Die sanften Asia-Trendsportarten sind für Menschen geeignet, die viel arbeiten oder Stress haben. Also: für jedermann.
Bestimmt haben Sie sie auch schon einmal beobachtet: diese Menschen, die im Park schleichende Bewegungen ausführen, der Welt abgewandt, konzentriert wie einst taoistische Mönche auf dem Berg Wudang. Wer im Morgengrauen gegen seinen Schatten boxt, gilt hierzulande noch als Exot. Lehrerin Susan Kurbjuweit: "Yoga und Pilates entsprechen unserem westlichen Streben nach Leistung. Aber es wird nicht mehr lange dauern, bis Qigong und Tai-Chi bei uns ebenso populär sind." Einige Studios und Vereine haben die asiatischen Trendsportarten bereits in ihr Kursprogramm aufgenommen.
In China ist Tai-Chi der Volkssport Nummer eins und blickt auf eine Jahrtausende alte Tradition zurück. Es ist Teil des Qigong, eines Systems von "beständigen Übungen", die die "Lebensenergie" (Chi oder Qi) anregen, damit sie frei durch den Körper fließen kann. Auf diese Weise werden Blockaden gelöst, das Immunsystem soll gestärkt, Selbstheilungskräfte und Entspannung gefördert werden. Erreicht wird dies durch die drei wesentlichen Elemente Bewegung, geführte Atemtechnik und Vorstellungskraft. Ihnen liegt das "Spiel der fünf Tiere" zugrunde: behäbiger Bär, anmutiger Kranich, geschmeidiger Affe, kraftvoller Tiger und dynamischer Hirsch. Die einst von Mönchen zur Selbstverteidigung entwickelte Kampfkunst diente zur Vorbereitung auf den Kampf, indem die Präsenz im gegenwärtigen Moment gestärkt, die innere und äußere Kraft entfaltet wurde. Danach sollten die geschmeidigen, konzentrierten Übungen den Kämpfer entspannen und zur Ruhe bringen.
Heute wird Qigong kaum noch in dieser Weise eingesetzt. Vielmehr dient Qigong als Teil der Traditionellen Chinesischen Medizin dazu, Körper und Geist möglichst lange jung und gesund zu halten. Berührungsängste mit der asiatischen Philosophie sind laut Susan Kurbjuweit unbegründet: "Qigong ist für jeden geeignet, der sich darauf einlässt. Besonders Menschen, die in ihrem Berufsalltag viel Stress ausgesetzt sind, sollten Qigong möglichst oft in ihren Alltag integrieren. Auch, wenn es nur zehn Minuten sind." Tai-Chi Chuan lässt sich wörtlich mit "höchstes Prinzip des Faustkampfes" übersetzen. Die traditionelle chinesische Kampfkunst besteht aus einer fließenden Abfolge von sogenannten Hand-Formen.
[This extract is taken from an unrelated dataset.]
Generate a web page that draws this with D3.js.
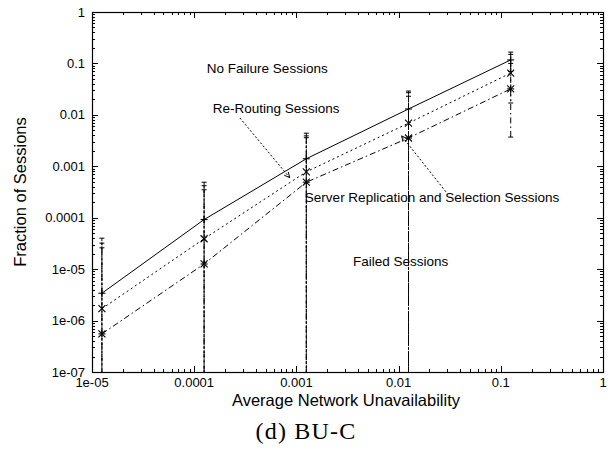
<!DOCTYPE html>
<html><head><meta charset="utf-8">
<script src="https://cdn.jsdelivr.net/npm/d3@7"></script>
<style>body{margin:0;background:#fff}</style>
</head><body>
<svg id="c" width="612" height="453"></svg>
<script>
// ---- data ----
const unavailability = [1.25e-5, 1.25e-4, 1.25e-3, 1.25e-2, 1.25e-1];
const noFailure      = [3.4e-6, 9.2e-5, 1.4e-3, 1.3e-2, 0.117];
const reRouting      = [1.7e-6, 3.9e-5, 7.8e-4, 6.9e-3, 0.065];
const serverRepl     = [5.5e-7, 1.26e-5, 4.9e-4, 3.55e-3, 0.032];
const noFailureHi    = [4.0e-5, 4.9e-4, 4.4e-3, 0.029, 0.166];
const reRoutingHi    = [3.2e-5, 4.2e-4, 3.9e-3, 0.027, 0.150];
const serverReplHi   = [2.6e-5, 3.5e-4, 3.6e-3, 0.023, 0.100];
const noFailureLo    = [0, 0, 0, 0, 0.07];
const reRoutingLo    = [0, 0, 0, 0, 0.017];
const serverReplLo   = [0, 0, 0, 0, 0.0037];
const xTicks = [1e-5, 1e-4, 1e-3, 1e-2, 1e-1, 1];
const xTickLabels = ["1e-05", "0.0001", "0.001", "0.01", "0.1", "1"];
const yTicks = [1e-7, 1e-6, 1e-5, 1e-4, 1e-3, 1e-2, 1e-1, 1];
const yTickLabels = ["1e-07", "1e-06", "1e-05", "0.0001", "0.001", "0.01", "0.1", "1"];

const svg = d3.select("#c");
const L = 92, R = 603, T = 12, B = 372;
const x = d3.scaleLog().domain([1e-5, 1]).range([L, R]);
const y = d3.scaleLog().domain([1e-7, 1]).range([B, T]);
const sans = "'Liberation Sans', Arial, Helvetica, sans-serif";

svg.append("defs").append("clipPath").attr("id", "clip")
  .append("rect").attr("x", L).attr("y", T).attr("width", R - L).attr("height", B - T);

// minor ticks
const minorX = [], minorY = [];
for (let e = -5; e < 0; e++) for (let m = 2; m <= 9; m++) minorX.push(m * Math.pow(10, e));
for (let e = -7; e < 0; e++) for (let m = 2; m <= 9; m++) minorY.push(m * Math.pow(10, e));

const tg = svg.append("g").attr("stroke", "#000").attr("stroke-width", 1);
minorX.forEach(v => {
  const px = Math.round(x(v)) + 0.5;
  tg.append("line").attr("x1", px).attr("x2", px).attr("y1", B).attr("y2", B - 3);
  tg.append("line").attr("x1", px).attr("x2", px).attr("y1", T).attr("y2", T + 3);
});
xTicks.forEach(v => {
  const px = Math.round(x(v)) + 0.5;
  tg.append("line").attr("x1", px).attr("x2", px).attr("y1", B).attr("y2", B - 6);
  tg.append("line").attr("x1", px).attr("x2", px).attr("y1", T).attr("y2", T + 6);
});
minorY.forEach(v => {
  const py = Math.round(y(v)) + 0.5;
  tg.append("line").attr("x1", L).attr("x2", L + 3).attr("y1", py).attr("y2", py);
  tg.append("line").attr("x1", R).attr("x2", R - 3).attr("y1", py).attr("y2", py);
});
yTicks.forEach(v => {
  const py = Math.round(y(v)) + 0.5;
  tg.append("line").attr("x1", L).attr("x2", L + 6).attr("y1", py).attr("y2", py);
  tg.append("line").attr("x1", R).attr("x2", R - 6).attr("y1", py).attr("y2", py);
});

// tick labels
xTicks.forEach((v, i) => {
  svg.append("text").attr("x", x(v)).attr("y", B + 15).attr("text-anchor", "middle")
    .attr("font-family", sans).attr("font-size", 13).text(xTickLabels[i]);
});
yTicks.forEach((v, i) => {
  svg.append("text").attr("x", L - 7).attr("y", y(v) + 4.5).attr("text-anchor", "end")
    .attr("font-family", sans).attr("font-size", 13).text(yTickLabels[i]);
});

// frame
svg.append("rect").attr("x", L + 0.5).attr("y", T + 0.5).attr("width", R - L).attr("height", B - T)
  .attr("fill", "none").attr("stroke", "#000").attr("stroke-width", 1.2);

// series
const series = [
  {v: noFailure, hi: noFailureHi, lo: noFailureLo, dash: null, mark: "plus"},
  {v: reRouting, hi: reRoutingHi, lo: reRoutingLo, dash: "2,3", mark: "cross"},
  {v: serverRepl, hi: serverReplHi, lo: serverReplLo, dash: "6,3,1.5,3", mark: "star"}
];
const pg = svg.append("g").attr("clip-path", "url(#clip)");
const line = d3.line().x((d, i) => x(unavailability[i])).y(d => y(d));
const ymin = y.domain()[0];
series.forEach(s => {
  // error bars
  unavailability.forEach((u, i) => {
    const px = x(u);
    const yHi = y(s.hi[i]);
    const yLo = y(Math.max(s.lo[i] || ymin, ymin));
    pg.append("line").attr("x1", px).attr("x2", px).attr("y1", yHi).attr("y2", yLo)
      .attr("stroke", "#000").attr("stroke-width", 1).attr("stroke-dasharray", s.dash || "3,1");
    pg.append("line").attr("x1", px - 2.5).attr("x2", px + 2.5).attr("y1", yHi).attr("y2", yHi)
      .attr("stroke", "#000").attr("stroke-width", 1);
    if (s.lo[i]) pg.append("line").attr("x1", px - 2.5).attr("x2", px + 2.5).attr("y1", yLo).attr("y2", yLo)
      .attr("stroke", "#000").attr("stroke-width", 1);
  });
  pg.append("path").datum(s.v).attr("d", line).attr("fill", "none").attr("stroke", "#000")
    .attr("stroke-width", 1).attr("stroke-dasharray", s.dash);
  s.v.forEach((d, i) => {
    const px = x(unavailability[i]), py = y(d), r = 3.5;
    const g = pg.append("g").attr("stroke", "#000").attr("stroke-width", 1.1);
    if (s.mark === "plus" || s.mark === "star") {
      g.append("line").attr("x1", px - r).attr("x2", px + r).attr("y1", py).attr("y2", py);
      g.append("line").attr("x1", px).attr("x2", px).attr("y1", py - r).attr("y2", py + r);
    }
    if (s.mark === "cross" || s.mark === "star") {
      g.append("line").attr("x1", px - r).attr("x2", px + r).attr("y1", py - r).attr("y2", py + r);
      g.append("line").attr("x1", px - r).attr("x2", px + r).attr("y1", py + r).attr("y2", py - r);
    }
  });
});

// annotations (placed in data coordinates)
const ann = [
  {t: "No Failure Sessions", xv: 1.33e-4, yv: 0.066},
  {t: "Re-Routing Sessions", xv: 1.52e-4, yv: 0.0109},
  {t: "Server Replication and Selection Sessions", xv: 1.21e-3, yv: 2.02e-4},
  {t: "Failed Sessions", xv: 3.58e-3, yv: 1.15e-5}
];
ann.forEach(a => {
  svg.append("text").attr("x", x(a.xv)).attr("y", y(a.yv)).attr("font-family", sans)
    .attr("font-size", 13.5).text(a.t);
});
const arrows = [
  {x1: 2.8e-4, y1: 0.0087, x2: 8.6e-4, y2: 6.0e-4},
  {x1: 2.9e-2, y1: 3.2e-4, x2: 1.07e-2, y2: 3.9e-3}
];
arrows.forEach(a => {
  const X1 = x(a.x1), Y1 = y(a.y1), X2 = x(a.x2), Y2 = y(a.y2);
  svg.append("line").attr("x1", X1).attr("y1", Y1).attr("x2", X2).attr("y2", Y2)
    .attr("stroke", "#000").attr("stroke-width", 1).attr("stroke-dasharray", "2,2");
  const ang = Math.atan2(Y2 - Y1, X2 - X1), h = 6;
  [0.45, -0.45].forEach(d => {
    svg.append("line").attr("x1", X2).attr("y1", Y2)
      .attr("x2", X2 - h * Math.cos(ang + d)).attr("y2", Y2 - h * Math.sin(ang + d))
      .attr("stroke", "#000").attr("stroke-width", 1);
  });
});

// axis titles
svg.append("text").attr("x", 346).attr("y", 406).attr("text-anchor", "middle")
  .attr("font-family", sans).attr("font-size", 16.5).text("Average Network Unavailability");
svg.append("text").attr("transform", `translate(26,${(T + B) / 2}) rotate(-90)`).attr("text-anchor", "middle")
  .attr("font-family", sans).attr("font-size", 16.5).text("Fraction of Sessions");
svg.append("text").attr("x", 306).attr("y", 439).attr("text-anchor", "middle")
  .attr("font-family", "'Liberation Serif', 'DejaVu Serif', serif").attr("font-size", 24)
  .attr("letter-spacing", 1.2).text("(d) BU-C");
</script>
</body></html>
Es gilt, jegliche angreifende Kraft (Yang) mit Sanftheit und Weichheit (Yin) zu begegnen. Diese ineinander übergehenden Bewegungen imitieren die typischen Posen von Lebewesen wie beispielsweise "Die Ohren des Tigers schlagen" oder sie empfinden die Bewegungen der Elemente Feuer, Erde und Wasser nach, etwa "Den weiten Ozean überqueren", "Wasser schöpfen" oder "Einen Regentropfen auffangen". Häufig werden Vögel wie Bussard, Kranich oder Flamingo imitiert. Die entsprechenden Übungen mit ausgebreiteten Armen und auf einem Bein balancierend heißen "Weißer Kranich breitet seine Schwingen aus" oder "Sperling am Schwanz fassen". Trainerin Berit Lorenz: "Indem ich mir vorstelle, wie ein Flamingo zu stehen, denke ich nicht daran, das Bein zu heben, sondern mich so grazil wie dieser Vogel zu bewegen." Diese Form der Visualisierung erleichtert die zum Teil anspruchsvollen und auch anstrengenden Bewegungen, die die gesamte Körpermuskulatur sowie die Konzentrationsfähigkeit stärken und das Gleichgewicht trainieren.
Die Übungen können im Stehen, Sitzen, Liegen oder Gehen ausgeführt werden - im Sommer draußen im Freien, im Winter in der Turnhalle. Zum Teil wird bei entspannender, meditativer Musik geübt. Vorkenntnisse brauchen Sie weder für Qigong noch für Tai-Chi. Am besten erlernen Sie die jeweilige Technik in einem Kursus. Während die Übungen im Qigong häufiger wiederholt werden, ist die Übungsabfolge im Tai-Chi dynamischer und dementsprechend anspruchsvoller.